As insignificant as it may seem, a weak handshake can send unfavorable signals, whereas people with a strong handshake are proven to be viewed more favorably. Martin West, associate professor at the Harvard Graduate School of Education, emphasizes the importance of non-cognitive skills — like showing up on time and having a firm handshake — which employers often refer to as “soft skills.” He goes so far as to say that there’s nothing soft about them, and research by the University of Iowa confirms it.
According to Adrian Furnham, Ph.D, professor of psychology at University College London, eye contact is one of our most primitive and important means of communication and is a way of soliciting feedback. It also conveys confidence, leadership, and strength. “Closing your eyes while speaking may indicate that you feel bored or superior,” he says.
Smiling works two ways. It shows that you’re a pleasant person with confidence, openness, and energy — all positive things in the professional world. But your smile also sets off something called mirror neurons in the listener, triggering them to smile back and creating an overall positive interaction.

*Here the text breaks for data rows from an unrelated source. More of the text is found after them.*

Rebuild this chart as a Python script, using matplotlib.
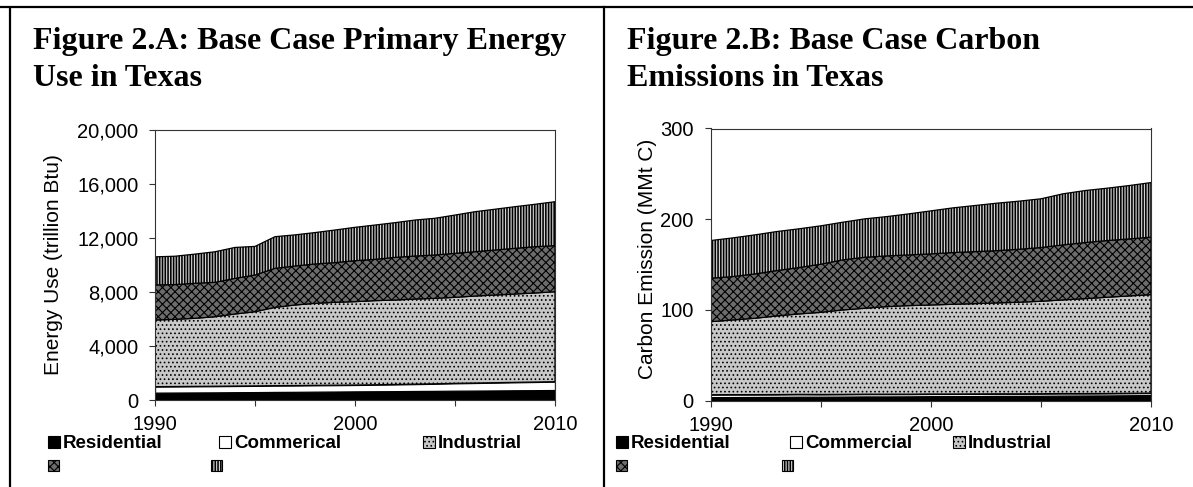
import matplotlib
matplotlib.use("Agg")
import matplotlib.pyplot as plt
import numpy as np
from matplotlib.patches import Rectangle
from matplotlib.lines import Line2D
from matplotlib.ticker import FuncFormatter

years = list(range(1990, 2011))

# Figure 2.A - primary energy use by sector (trillion Btu)
energy_residential = [545, 552, 560, 566, 578, 585, 598, 605, 618, 627, 640,
                      648, 656, 668, 676, 690, 698, 708, 720, 728, 740]
energy_commercial = [445, 448, 452, 455, 458, 462, 465, 467, 469, 470, 471,
                     482, 495, 508, 525, 545, 560, 575, 590, 605, 618]
energy_industrial = [4940, 4975, 5040, 5150, 5335, 5495, 5800, 5965, 6075, 6140, 6175,
                     6230, 6255, 6305, 6330, 6370, 6445, 6495, 6540, 6595, 6665]
energy_fourth = [2595, 2575, 2595, 2545, 2640, 2715, 2890, 2890, 2915, 2940, 3035,
                 3060, 3160, 3185, 3210, 3260, 3285, 3335, 3385, 3430, 3410]
energy_fifth = [2080, 2100, 2160, 2265, 2290, 2120, 2345, 2305, 2325, 2415, 2470,
                2540, 2570, 2665, 2720, 2835, 2960, 3020, 3085, 3140, 3255]

# Figure 2.B - carbon emissions by sector (MMt C)
carbon_residential = [3.9, 4.0, 4.1, 4.2, 4.4, 4.4, 4.5, 4.7, 4.7, 4.8, 5.0,
                      5.0, 5.1, 5.3, 5.3, 5.4, 5.6, 5.7, 5.8, 6.0, 6.2]
carbon_commercial = [2.7, 2.7, 2.6, 2.6, 2.6, 2.5, 2.5, 2.5, 2.5, 2.4, 2.4,
                     2.4, 2.4, 2.3, 2.3, 2.3, 2.3, 2.2, 2.2, 2.2, 2.2]
carbon_industrial = [80.5, 82.3, 84.1, 86.6, 88.6, 90.5, 93.0, 94.7, 96.5, 97.6, 98.1,
                     98.9, 99.5, 100.2, 100.9, 101.9, 103.2, 104.6, 106.0, 107.3, 108.5]
carbon_fourth = [47.9, 47.8, 48.9, 50.0, 51.1, 53.0, 55.2, 56.2, 55.9, 55.9, 56.3,
                 57.0, 57.3, 57.6, 58.4, 59.2, 60.6, 61.8, 62.5, 62.8, 63.3]
carbon_fifth = [41.5, 42.6, 43.0, 43.0, 42.7, 42.3, 41.5, 42.3, 43.3, 45.2, 47.4,
                49.2, 50.8, 52.3, 53.0, 53.7, 56.3, 57.3, 57.7, 58.8, 60.2]

labels_a = ["Residential", "Commerical", "Industrial", "", ""]
labels_b = ["Residential", "Commercial", "Industrial", "", ""]

title_a = ["Figure 2.A: Base Case Primary Energy", "Use in Texas"]
title_b = ["Figure 2.B: Base Case Carbon", "Emissions in Texas"]
ylabel_a = "Energy Use (trillion Btu)"
ylabel_b = "Carbon Emission (MMt C)"
xtick_labels = ["1990", "2000", "2010"]

# fill styles for the five stacked bands (bottom to top)
styles = [
    dict(facecolor="black", hatch=None, hlw=0.8),
    dict(facecolor="white", hatch=None, hlw=0.8),
    dict(facecolor="#c8c8c8", hatch="....", hlw=0.7),
    dict(facecolor="#6c6c6c", hatch="xxxx", hlw=0.8),
    dict(facecolor="#d2d2d2", hatch="||||||", hlw=1.15),
]

plt.rcParams["hatch.color"] = "black"

W, H = 1193, 487
fig = plt.figure(figsize=(W / 100, H / 100), dpi=100)

SANS = "Liberation Sans"
SERIF = "Liberation Serif"


def fx(px):
    return px / W


def fy(py):
    return 1 - py / H


def draw_panel(rect, series, ymax, yticks, ylabel, ylabel_x, ylabel_y):
    ax = fig.add_axes(rect)
    base = np.zeros(len(years))
    for vals, st in zip(series, styles):
        top = base + np.array(vals, dtype=float)
        with plt.rc_context({"hatch.linewidth": st["hlw"]}):
            ax.fill_between(years, base, top, facecolor=st["facecolor"],
                            hatch=st["hatch"], edgecolor="black", linewidth=0.9)
        base = top
    ax.set_xlim(years[0], years[-1])
    ax.set_ylim(0, ymax)
    ax.set_xticks([1990, 2000, 2010])
    ax.set_xticklabels(xtick_labels)
    ax.set_xticks([1995, 2005], minor=True)
    ax.set_yticks(yticks)
    ax.yaxis.set_major_formatter(FuncFormatter(lambda v, p: f"{v:,.0f}"))
    ax.tick_params(axis="both", which="both", direction="out", length=4,
                   width=0.8, color="#333333")
    ax.tick_params(axis="y", pad=8)
    ax.tick_params(axis="x", pad=7)
    for lab in ax.get_xticklabels() + ax.get_yticklabels():
        lab.set_fontfamily(SANS)
        lab.set_fontsize(14.5)
    for sp in ax.spines.values():
        sp.set_linewidth(0.8)
        sp.set_color("#333333")
    ax.set_ylabel(ylabel, fontfamily=SANS, fontsize=15)
    ax.yaxis.label.set_va("center")
    ax.yaxis.set_label_coords(ylabel_x, ylabel_y)
    return ax


draw_panel([fx(155), fy(400), fx(555) - fx(155), fy(130) - fy(400)],
           [energy_residential, energy_commercial, energy_industrial,
            energy_fourth, energy_fifth],
           20000, [0, 4000, 8000, 12000, 16000, 20000],
           ylabel_a, -0.2525, 0.5)

draw_panel([fx(710.5), fy(400.7), fx(1151) - fx(710.5), fy(128.5) - fy(400.7)],
           [carbon_residential, carbon_commercial, carbon_industrial,
            carbon_fourth, carbon_fifth],
           300, [0, 100, 200, 300],
           ylabel_b, -0.143, 0.52)

# titles
for x0, lines in [(33, title_a), (627, title_b)]:
    for i, line in enumerate(lines):
        fig.text(fx(x0), fy(49 + 37 * i), line, fontfamily=SERIF,
                 fontweight="bold", fontsize=23, va="baseline", ha="left")

# legends below each panel
legend_slots = [
    [(48, 436, 12), (219, 436, 12), (423, 436, 12), (48, 460, 11), (211, 460, 11)],
    [(616, 436, 12), (790, 436, 12), (953, 436, 12), (616, 460, 11), (782, 460, 11)],
]
for slots, labels in zip(legend_slots, [labels_a, labels_b]):
    for (px, py, sz), lab, st in zip(slots, labels, styles):
        with plt.rc_context({"hatch.linewidth": st["hlw"]}):
            box = Rectangle((fx(px), fy(py + sz)), fx(sz), sz / H,
                            transform=fig.transFigure, facecolor=st["facecolor"],
                            hatch=st["hatch"], edgecolor="black", linewidth=0.8)
        fig.add_artist(box)
        if lab:
            fig.text(fx(px + 15), fy(py + 12), lab, fontfamily=SANS,
                     fontweight="bold", fontsize=13.5, va="baseline", ha="left")

# page frame lines
frame_kw = dict(transform=fig.transFigure, color="black", linewidth=1.6)
fig.add_artist(Line2D([0, 1], [fy(7), fy(7)], **frame_kw))
fig.add_artist(Line2D([fx(10), fx(10)], [fy(9), 0], **frame_kw))
fig.add_artist(Line2D([fx(604), fx(604)], [fy(7), 0], **frame_kw))

fig.savefig("out.png", dpi=100)
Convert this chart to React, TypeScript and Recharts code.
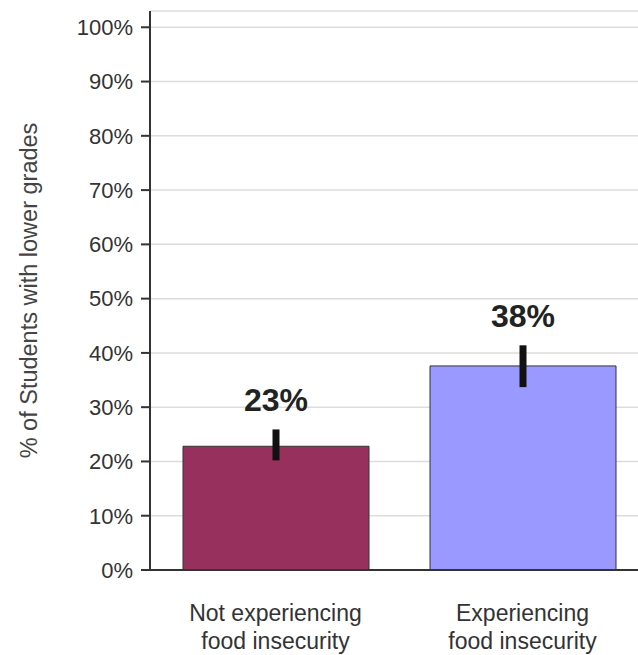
import { Bar, BarChart, CartesianGrid, Cell, ErrorBar, LabelList, XAxis, YAxis } from "recharts";

const CATEGORIES = ["Not experiencing food insecurity", "Experiencing food insecurity"];
const CATEGORY_LINES = [
	["Not experiencing", "food insecurity"],
	["Experiencing", "food insecurity"],
];
const VALUES = [22.8, 37.6];
const VALUE_LABELS = ["23%", "38%"];
// asymmetric error: [below, above]
const ERR_LOW = [2.6, 3.9];
const ERR_HIGH = [3.1, 3.8];
const BAR_COLORS = ["#98305E", "#9999FF"];
const Y_TICKS = [0, 10, 20, 30, 40, 50, 60, 70, 80, 90, 100];
const Y_TITLE = "% of Students with lower grades";

const data = CATEGORIES.map((name, i) => ({
	name,
	value: VALUES[i],
	err: [ERR_LOW[i], ERR_HIGH[i]],
}));

const FONT = "'Liberation Sans', Arial, sans-serif";

function CategoryTick(props: any) {
	const { x, y, index } = props;
	const lines = CATEGORY_LINES[index] ?? [String(props.payload?.value)];
	return (
		<text x={x} y={y} textAnchor="middle" fill="#333" fontSize={23} fontFamily={FONT}>
			{lines.map((l, i) => (
				<tspan key={i} x={x} dy={i === 0 ? 43 : 28}>
					{l}
				</tspan>
			))}
		</text>
	);
}

function ValueLabel(props: any) {
	const { x, y, width, height, index } = props;
	const perUnit = height / VALUES[index];
	const top = y - ERR_HIGH[index] * perUnit;
	return (
		<text
			x={x + width / 2}
			y={top - 18}
			textAnchor="middle"
			fill="#222"
			fontSize={32}
			fontWeight="bold"
			fontFamily={FONT}
		>
			{VALUE_LABELS[index]}
		</text>
	);
}

function YTitle(props: any) {
	const { viewBox } = props;
	const cx = 29;
	const cy = viewBox.y + viewBox.height / 2;
	return (
		<text
			x={cx}
			y={cy}
			transform={`rotate(-90, ${cx}, ${cy})`}
			textAnchor="middle"
			dominantBaseline="central"
			fill="#444"
			fontSize={23.5}
			fontFamily={FONT}
		>
			{Y_TITLE}
		</text>
	);
}

export default function App() {
	return (
		<div
			style={{
				position: "absolute",
				left: 0,
				top: 0,
				width: 638,
				height: 655,
				overflow: "hidden",
				background: "#fff",
			}}
		>
			<BarChart width={660} height={655} data={data} margin={{ top: 11, right: 14, bottom: 15, left: 0 }}>
				<CartesianGrid vertical={false} stroke="#dcdcdc" strokeWidth={1.5} />
				<XAxis
					dataKey="name"
					tick={<CategoryTick />}
					tickLine={false}
					axisLine={{ stroke: "#333", strokeWidth: 2 }}
					height={70}
					interval={0}
					padding={{ left: 2, right: 0 }}
				/>
				<YAxis
					width={150}
					domain={[0, 103]}
					ticks={Y_TICKS}
					tickFormatter={(v) => `${v}%`}
					tick={{ fill: "#333", fontSize: 22, fontFamily: FONT }}
					tickSize={9}
					tickMargin={8}
					tickLine={{ stroke: "#333", strokeWidth: 2 }}
					axisLine={{ stroke: "#333", strokeWidth: 2 }}
					allowDataOverflow
					label={<YTitle />}
				/>
				<Bar dataKey="value" barSize={186} stroke="#333" strokeWidth={1} isAnimationActive={false}>
					{data.map((d, i) => (
						<Cell key={d.name} fill={BAR_COLORS[i]} />
					))}
					<ErrorBar dataKey="err" direction="y" width={0} stroke="#111" strokeWidth={7} />
					<LabelList dataKey="value" content={<ValueLabel />} />
				</Bar>
			</BarChart>
		</div>
	);
}
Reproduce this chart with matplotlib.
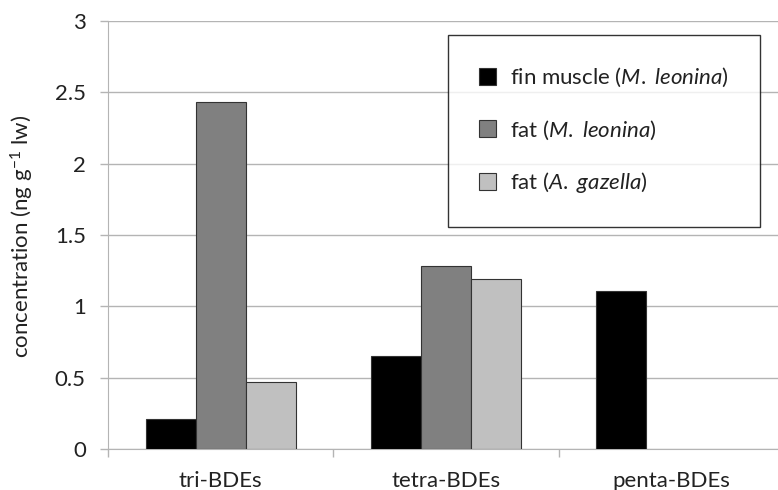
import numpy as np
import matplotlib
matplotlib.use("Agg")
import matplotlib.pyplot as plt

plt.rcParams['font.family'] = ['Lato', 'DejaVu Sans']
plt.rcParams['mathtext.fontset'] = 'custom'
plt.rcParams['mathtext.rm'] = 'Lato'
plt.rcParams['mathtext.it'] = 'Lato:italic'

# ------------------------------------------------------------
# Data
categories = ["tri-BDEs", "tetra-BDEs", "penta-BDEs"]
fin_muscle_leonina = [0.21, 0.65, 1.11]
fat_leonina = [2.43, 1.28, 0.0]
fat_gazella = [0.47, 1.19, 0.0]
series_labels = [r"fin muscle ($\it{M.}$ $\it{leonina}$)",
                 r"fat ($\it{M.}$ $\it{leonina}$)",
                 r"fat ($\it{A.}$ $\it{gazella}$)"]
colors = ["#000000", "#808080", "#c0c0c0"]

fs = 16
txt_col = "#222222"
grid_col = "#b4b4b4"

# ------------------------------------------------------------
# Plot
fig = plt.figure(figsize=(7.78, 4.90), dpi=100)
ax = fig.add_axes([108 / 778, 41 / 490, 676 / 778, 428 / 490])

x = np.arange(len(categories))
w = 0.222
handles = []
for k, (vals, col, lab) in enumerate(zip([fin_muscle_leonina, fat_leonina, fat_gazella],
                                         colors, series_labels)):
    vals = np.array(vals)
    keep = vals > 0
    h = ax.bar(x[keep] + (k - 1) * w, vals[keep], width=w, color=col,
               edgecolor="#333333", linewidth=0.8, label=lab, zorder=3)
    handles.append(h)

ax.set_ylim(0, 3)
ax.set_xlim(-0.5, 2.5)
ax.set_yticks(np.arange(0, 3.01, 0.5))
ax.set_yticklabels(["0", "0.5", "1", "1.5", "2", "2.5", "3"])
ax.yaxis.grid(True, color=grid_col, linewidth=1.0, zorder=0)
ax.set_xticks(x)
ax.set_xticklabels(categories)
ax.set_xticks([-0.5, 0.5, 1.5, 2.5], minor=True)
ax.tick_params(axis="x", which="major", length=0, pad=16, labelsize=fs, labelcolor=txt_col)
ax.tick_params(axis="x", which="minor", length=6, color=grid_col, width=1.0)
ax.tick_params(axis="y", length=6, color=grid_col, width=1.0, pad=10,
               labelsize=fs, labelcolor=txt_col)
for s in ["top", "right"]:
    ax.spines[s].set_visible(False)
ax.spines["left"].set_color(grid_col)
ax.spines["bottom"].set_color(grid_col)
ax.set_axisbelow(True)

fig.text(22 / 778, 1 - 236 / 490, r"concentration (ng g$^{-1}$ lw)", rotation=90,
         ha="center", va="center", fontsize=fs, color=txt_col)

leg = ax.legend(handles=handles, loc="upper left",
                bbox_to_anchor=(448 / 778, 1 - 35 / 490), bbox_transform=fig.transFigure,
                fontsize=fs, frameon=True, fancybox=False, edgecolor="black",
                handlelength=0.78, handleheight=0.78, handletextpad=0.6,
                labelspacing=1.3, borderpad=1.4, borderaxespad=0)
leg.get_frame().set_linewidth(1.0)
for t in leg.get_texts():
    t.set_color(txt_col)
leg.set_zorder(5)

plt.savefig("out.png", dpi=100)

We’ve all done it at some point — played with our hair, tapped our fingers on the table, twirled our chairs from side to side. This kind of fidgeting usually signals that you’re anxious or disinterested, both of which are undesirable qualities in a work environment. CareerBuilder conducted a survey of 2,100 hiring managers, 29 percent of whom identified fidgeting as the biggest body language faux pas made by job seekers.
Getting too close
In the U.S., there are certain unspoken rules about personal space, and invading it can be a big mistake in professional situations. According to Psychology Today, invasion of space causes something called limbic hijacking, an unsettling of neural activity that, in extreme cases, can cause a fight-or-flight response. In most cases, though, it’s just distracting and something best to avoid at work. Etiquette says three to eight feet of distance between colleagues or casual acquaintances is best.
Bad posture can signal that you’re lazy or lacking energy, neither of which employers want to see on the job, no matter what your excuse is. Amy Cuddy, social psychologist and associate professor at Harvard Business School, talks about how posture actually changes our hormone levels and that standing or sitting up straight literally makes you more powerful. Studies have even shown that people in powerful poses (i.e., standing tall) not only felt more powerful and in control but were actually 45 percent more likely to take greater risks.
Crossing your arms
Maybe you’re just feeling chilly, but going into a business meeting with crossed arms suggests that you’re on the defensive or not open to what the other person is saying. In some cases, the act of crossing your arms can even act as a physical barrier instead of putting colleagues or business partners at ease.